Why the stupid things?
Because going through a divorce is extremely difficult. It’s an emotional, stressful, painful and unbelievably scary time, and all those emotional changes cause people to sometimes lose the plot and become different people.
Otherwise, confident, sensible people turn into an insecure, emotional mess unsure of themselves and who can’t seem to do anything right. Because of the insecurities, the instability and the lack of self-worth, people can make bad choices.
At a time of huge emotional vulnerability, it’s important to keep calm and make the right decisions for you.
Remember at the outset, every step of the journey through to divorce can have consequences – don’t leave an angry drunken voicemail for your ex that can be played in court months down the line with devastatingly damaging effects.
Similarly, don’t send the abusive text you don’t want the judge to see. Don’t talk publicly in a negative way about your ex – the person you are talking to may just become a witness for your ex.
Also, don’t talk badly in front of the kids, whatever happens in the divorce you are still going to have to co-parent for years to come.
Don’t do anything out of spite just because in the moment you think it will hurt your ex and don’t throw away all the mementoes of the marriage in years to come when the immediate emotional pain has gone you may regret it
What should you do to avoid stupid divorce mistakes?
Get good advice right from the start.
In the first instance, go to close friends and family you can trust and once you have decided you need to divorce, find a good divorce lawyer who you can turn to.
Don’t make the mistake of letting the lawyer just milk you for fees.
Get them to give you a fixed quote for the whole process of divorce, children and financial settlement.
This is how Fair Result operates and if your lawyer won’t give you a fixed fee ask why.
Don’t make the mistake of letting the lawyer run up the time clock to charge you extra fees. Remember it’s your marital pot that’s paying for this.
And once you have embarked on the divorce journey don’t make more stupid mistakes along the way.

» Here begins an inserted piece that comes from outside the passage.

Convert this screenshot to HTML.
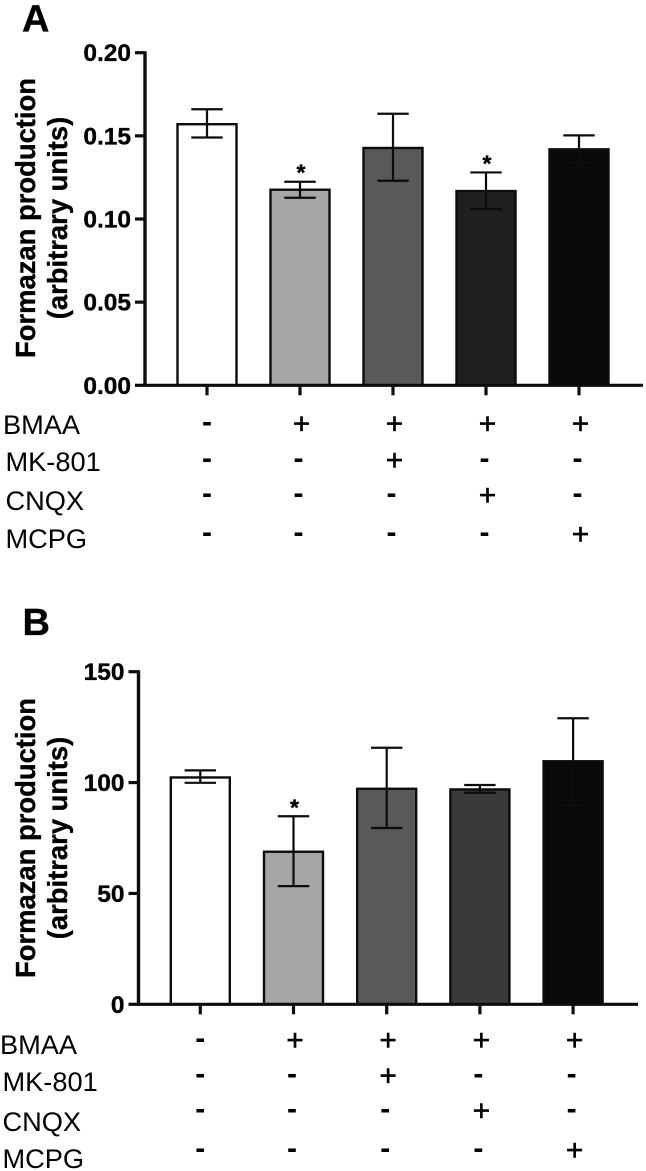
<!DOCTYPE html>
<html lang="en">
<head>
<meta charset="utf-8">
<title>Formazan production bar charts</title>
<style>
html,body{margin:0;padding:0;background:#fff;width:646px;height:1171px;overflow:hidden}
svg{display:block;font-family:"Liberation Sans",Arial,sans-serif}
.bold{font-weight:700;stroke:#000;stroke-width:0.35px}
</style>
</head>
<body>
<svg id="figure" xmlns="http://www.w3.org/2000/svg" width="646" height="1171" viewBox="0 0 646 1171">
  <text class="bold" x="22" y="31.5" font-size="38">A</text>
  <text class="bold" x="22.5" y="635" font-size="38">B</text>
  <g transform="translate(35,218) rotate(-90)">
    <text class="bold" x="0" y="0" font-size="27.4" text-anchor="middle">Formazan production</text>
    <text class="bold" x="0" y="32" font-size="27.4" text-anchor="middle">(arbitrary units)</text>
  </g>
  <g transform="translate(35,838) rotate(-90)">
    <text class="bold" x="0" y="0" font-size="27.4" text-anchor="middle">Formazan production</text>
    <text class="bold" x="0" y="32" font-size="27.4" text-anchor="middle">(arbitrary units)</text>
  </g>
</svg>
<script>
// Shared treatment data
const treatments = ['BMAA', 'MK-801', 'CNQX', 'MCPG'];
const treatmentSigns = [
  ['-', '+', '+', '+', '+'],
  ['-', '-', '+', '-', '-'],
  ['-', '-', '-', '+', '-'],
  ['-', '-', '-', '-', '+']
];
const barFills = ['#ffffff', '#a6a6a6', '#595959', '#1f1f1f', '#0a0a0a'];
const barFillsB = ['#ffffff', '#a6a6a6', '#595959', '#3a3a3a', '#0a0a0a'];

// Panel A data
const ticksA = [0, 0.05, 0.10, 0.15, 0.20];
const tickLabelsA = ['0.00', '0.05', '0.10', '0.15', '0.20'];
const meansA = [0.157, 0.1176, 0.1427, 0.1168, 0.1419];
const errHighA = [0.166, 0.1224, 0.1633, 0.128, 0.1503];
const errLowA = [0.149, 0.1128, 0.123, 0.106, 0.1337];
const starsA = [false, true, false, true, false];

// Panel B data
const ticksB = [0, 50, 100, 150];
const tickLabelsB = ['0', '50', '100', '150'];
const meansB = [102.3, 68.8, 97.2, 96.9, 109.6];
const errHighB = [105.5, 84.8, 115.7, 98.9, 129];
const errLowB = [99.9, 53.3, 79.5, 95.4, 89.9];
const starsB = [false, true, false, false, false];

const svg = document.getElementById('figure');
const NS = 'http://www.w3.org/2000/svg';

function make(tag, attrs, parent) {
  const e = document.createElementNS(NS, tag);
  for (const k in attrs) e.setAttribute(k, attrs[k]);
  parent.appendChild(e);
  return e;
}

function drawLine(parent, x1, y1, x2, y2, w, name) {
  const l = make('line', {x1: x1, y1: y1, x2: x2, y2: y2, stroke: '#0c0c0c', 'stroke-width': w}, parent);
  
  
  return l;
}

function drawPanel(p) {
  const g = make('g', {}, svg);
  
  

  const y = v => p.y0 - (v - p.ticks[0]) / (p.ticks[p.ticks.length - 1] - p.ticks[0]) * (p.y0 - p.yTop);
  const x = i => p.x0 + i * p.step;

  // bars
  p.means.forEach((m, i) => {
    const r = make('rect', {x: x(i) - 29.5, y: y(m), width: 59, height: p.y0 - y(m), fill: p.fills[i], stroke: '#0c0c0c', 'stroke-width': 2.4}, g);
    
    
  });

  // error bars and significance stars
  p.means.forEach((m, i) => {
    drawLine(g, x(i), y(p.errHigh[i]), x(i), y(p.errLow[i]), 2.2, 'error-stem-' + p.id + '-' + (i + 1));
    drawLine(g, x(i) - 15.7, y(p.errHigh[i]), x(i) + 15.7, y(p.errHigh[i]), 2.2, 'error-cap-high-' + p.id + '-' + (i + 1));
    drawLine(g, x(i) - 15.7, y(p.errLow[i]), x(i) + 15.7, y(p.errLow[i]), 2.2, 'error-cap-low-' + p.id + '-' + (i + 1));
    if (p.stars[i]) {
      const s = make('text', {x: x(i) + 1, y: y(p.errHigh[i]) - 1, 'font-size': 23, 'text-anchor': 'middle', 'class': 'bold'}, g);
      s.textContent = '*';
      
      
    }
  });

  // axes
  drawLine(g, p.axisX, p.yTop - 1.5, p.axisX, p.y0 + 1.5, 3.4, 'y-axis-' + p.id);
  drawLine(g, p.axisX, p.y0, p.xEnd, p.y0, 3.2, 'x-axis-' + p.id);
  p.ticks.forEach((t, i) => {
    drawLine(g, p.axisX - 10, y(t), p.axisX, y(t), 3.2, 'y-tick-' + p.id + '-' + i);
    const lab = make('text', {x: p.axisX - 14, y: y(t) + 8.5, 'font-size': 24.5, 'text-anchor': 'end', 'class': 'bold'}, g);
    lab.textContent = p.tickLabels[i];
    
    
  });
  p.means.forEach((m, i) => {
    drawLine(g, x(i), p.y0, x(i), p.y0 + 10, 3.2, 'x-tick-' + p.id + '-' + (i + 1));
  });

  // treatment table
  treatments.forEach((name, r) => {
    const t = make('text', {x: r === 0 ? p.labelX : p.labelX + 2.5, y: p.rowBase[r], 'font-size': 27.2}, g);
    t.textContent = name;
    
    
    treatmentSigns[r].forEach((sign, c) => {
      const plus = sign === '+';
      const st = make('text', {x: x(c) + (plus ? 1.5 : (c === 0 ? 0 : -1.5)), y: p.rowCenter[r] + (plus ? 10 : 8), 'font-size': 30, 'text-anchor': 'middle', 'font-weight': plus ? 400 : 700, stroke: '#000', 'stroke-width': plus ? 0.5 : 0}, g);
      st.textContent = sign;
      
      
    });
  });
}

drawPanel({
  id: 'a', ticks: ticksA, tickLabels: tickLabelsA, means: meansA, errHigh: errHighA, errLow: errLowA,
  stars: starsA, fills: barFills,
  y0: 385.3, yTop: 52.7, axisX: 145, xEnd: 643, x0: 207, step: 93,
  labelX: 3, rowBase: [434, 471, 510, 548], rowCenter: [423.5, 460, 495, 534]
});

drawPanel({
  id: 'b', ticks: ticksB, tickLabels: tickLabelsB, means: meansB, errHigh: errHighB, errLow: errLowB,
  stars: starsB, fills: barFillsB,
  y0: 1004.3, yTop: 671.7, axisX: 138.5, xEnd: 638, x0: 200.3, step: 93.2,
  labelX: 0, rowBase: [1054, 1091, 1131, 1168], rowCenter: [1040, 1075.5, 1110.5, 1150]
});
</script>
</body>
</html>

Be sensible in your approach
Use your common sense – don’t fight over things that have no value emotionally or financially. We see all the time cases where lawyers will let a divorcing couple fight for months over irrelevant things. We had a case where a couple was arguing over the value of an engagement ring. Really? The difference they were arguing over was a few hundred pounds and they probably spent more on the lawyers between them than the ring was worth.
Pick your strategy and stick to it knowing that in every case sensible amicable negotiation will get you through the already emotionally stressful time. But realise to reach the sensible solution you may just need a bit of wiggle room along the way.